Report: Top DeVos Aide Played Role In Helping Failing For Profit Colleges
The relationship between top Education Department official Diane Auer Jones and Dream Center Education Holdings, which was denied by the federal agency on numerous occasions in the past year, was recently exposed through a series of text messages, emails, and letters between the two, according to The Washington Post.
- Investigators found that Dream Center had been deceptively enrolling students by telling them their schools had accreditation status when they did not. The Trump administration had an interest in keeping the company from collapsing because the closure would give more students a path to getting hundreds of millions in federal loans forgiven.
- The Post noted that a closure “also would have embarrassed an administration that has rolled back for-profit education regulations and filled the department with proponents.”
- Emails were discovered by Congressional investigators last year that showed Dream Center executives saying between themselves that Jones would help soften the blow of the closure.
- A slew of documents released Tuesday by the House Education Committee included text messages from 2018 between Jones and multiple Dream Center officials that show a far more extensive relationship than Jones let on.
As far back as June 2018, Jones sent and received more than 100 text messages from multiple officials at Dream Center, including company chief executive Brent Richardson, government liaison Shelly Murphy and legal counsel Dennis Cariello. Some messages discuss the accreditation problem, while others show Richardson pleading with Jones to release cash held in an escrow account as the company ran out of money.
- Rep. Robert C. “Bobby” Scott (D-Va.), the chairman of the House Education Committee, said:
"The Education Department’s lack of transparency and the actions described in the documents raise serious questions that must be answered.”
- Dream Center purchased the for-profit colleges in 2017, and as a condition of its approval of the purchase, the accrediting commission downgraded the accreditation status of two Art Institute Campuses until they could improve their quality of education.

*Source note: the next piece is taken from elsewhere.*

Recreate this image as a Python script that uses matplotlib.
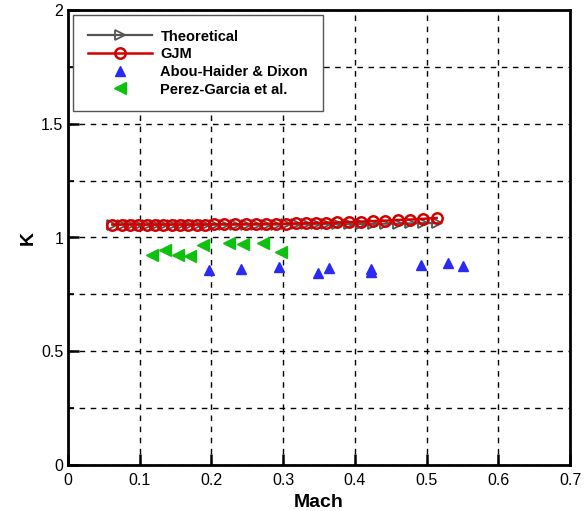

- The commission asked Dream Center to inform their students about the lack of accreditation status, which they did not. Instead, students continued to enroll and receive federal aid for degrees that were considered worthless due to lack of accreditation.
- Former students of the Art Institute of Colorado and Illinois Institute of Art sued Secretary Devos and the Education Department in 2019 for unlawfully issuing them loans that they say they should not be forced to repay. The case was resolved after Devos forgave some of the debt, but it generated many emails and text messages that exposed Jones’ role in the matter.